Agomelatine (Valdoxan) is not recognised on the Sonic PGx report and this article discusses the reasons for its exclusion.
Agomelatine is an analogue of melatonin that is sometimes prescribed in the management of depression. It is not listed on the Pharmaceutical Benefits Scheme (PBS) and is only available in Australia as a private prescription. A recent meta-analysis of randomised control trials has documented that using pharmacogenomic testing to inform the prescribing of antidepressants improves the rate of remission at 10–12 weeks.1 Hence, clinicians may be interested to know the potential significance of a pharmacogenomic result for prescribing agomelatine.
Sonic PGx panel and agomelatine
The pharmacogenomic panel provided by Sonic Genetics, Sonic PGx, does not include any reference to agomelatine. There is little evidence that pharmacogenomic test results should inform the prescribing of agomelatine or its analogue, melatonin. There are no prescribing guidelines from the Clinical Pharmacogenetics Implementation Consortium (CPIC) or the Dutch Pharmacogenetics Working Group (DPWG), two reputable expert groups whose advice underpins our interpretations. Agomelatine is largely metabolised by the CYP1A2 enzyme. Co-administration of agomelatine with potent CYP1A2 inhibitors, such as fluvoxamine and ciprofloxacin, is contraindicated, but there is no evidence that specific variants in the corresponding CYP1A2 gene have clinically significant effects on the agomelatine’s pharmacokinetics. There is weak evidence that a variant in the ABCB1 gene may modify response to agomelatine. This observation is insufficient to justify a prescribing recommendation for a specific patient. Further information is available through pharmGKB.org.
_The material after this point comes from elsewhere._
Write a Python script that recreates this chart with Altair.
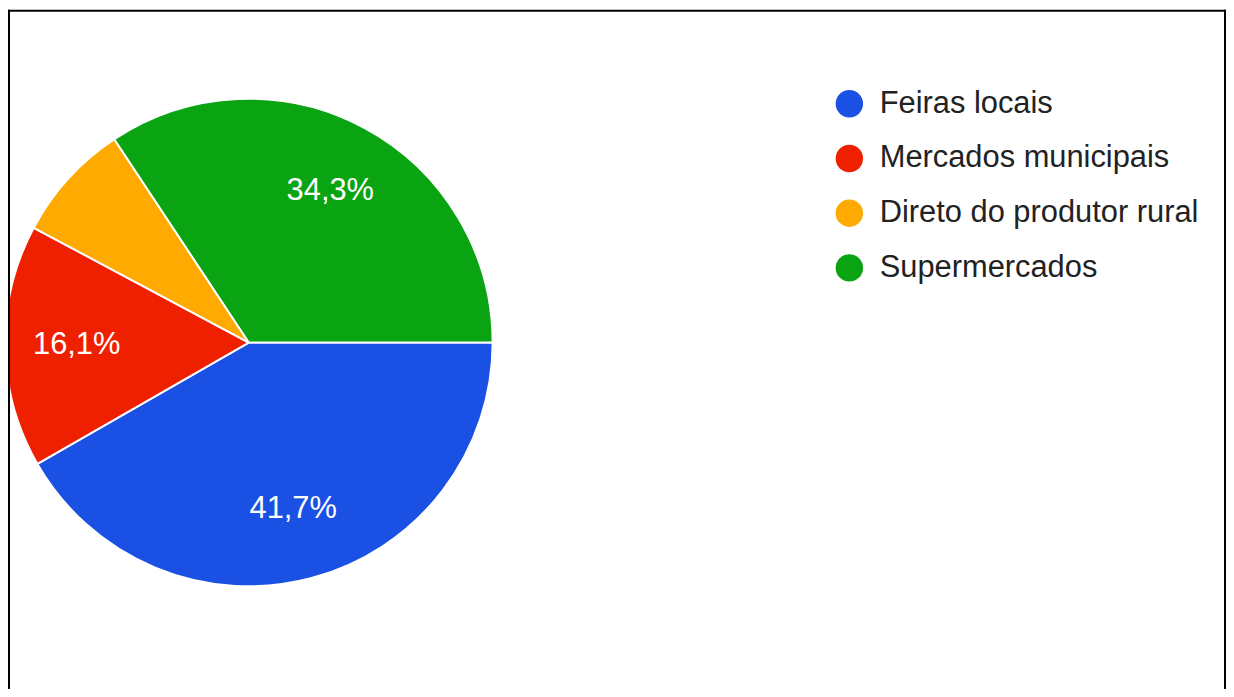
import math
import altair as alt
import pandas as pd

categories = ["Feiras locais", "Mercados municipais", "Direto do produtor rural", "Supermercados"]
values = [41.7, 16.1, 7.9, 34.3]
colors = ["#1a50e4", "#ee2000", "#ffaa00", "#0aa312"]


def fmt(v):
    return (f"{v:.1f}".replace(".", ",") + "%") if v >= 10 else ""


df = pd.DataFrame({
    "cat": categories,
    "val": values,
    "ord": list(range(len(categories))),
    "lab": [fmt(v) for v in values],
})

FONT = "Liberation Sans"
CX, CY, R = 242, 334.5, 245

theta = alt.Theta("val:Q", stack=True,
                  scale=alt.Scale(range=[math.pi / 2, math.pi / 2 + 2 * math.pi]))

arcs = alt.Chart(df).mark_arc(outerRadius=R, stroke="white", strokeWidth=2).encode(
    theta=theta,
    order=alt.Order("ord:Q"),
    color=alt.Color(
        "cat:N",
        scale=alt.Scale(domain=categories, range=colors),
        legend=alt.Legend(
            orient="none", legendX=830, legendY=79, title=None,
            symbolType="circle", symbolSize=760, symbolStrokeWidth=0, symbolOpacity=1,
            labelFontSize=31, labelFont=FONT, labelColor="#222222",
            rowPadding=23, labelOffset=15, labelLimit=500,
        ),
    ),
    x=alt.value(CX),
    y=alt.value(CY),
)

labels = alt.Chart(df).mark_text(radius=173, fontSize=31, font=FONT, color="white").encode(
    theta=theta,
    order=alt.Order("ord:Q"),
    text="lab:N",
    x=alt.value(CX),
    y=alt.value(CY),
)

frame_df = pd.DataFrame({"k": [0]})
left = alt.Chart(frame_df).mark_rule(color="black", strokeWidth=2).encode(
    x=alt.value(1), y=alt.value(0), y2=alt.value(700))
top = alt.Chart(frame_df).mark_rule(color="black", strokeWidth=2).encode(
    x=alt.value(0), x2=alt.value(1224), y=alt.value(1))
right = alt.Chart(frame_df).mark_rule(color="black", strokeWidth=2).encode(
    x=alt.value(1223), y=alt.value(0), y2=alt.value(700))

chart = alt.layer(arcs, labels, left, top, right).properties(
    width=1224, height=681,
    autosize=alt.AutoSizeParams(type="none"),
    padding=0,
).configure_view(stroke=None)

chart.save("out.html", embed_options={"renderer": "svg", "actions": False})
Prescribing advice for agomelatine
The Sonic PGx report does not provide guidance for prescribing agomelatine, as there is insufficient evidence to justify modifying the dose on the basis of specific variants in the genes on this panel. The choice to prescribe agomelatine, and the dose selected, should be determined on the basis of other clinical considerations, including other medications the patient is or has been taking.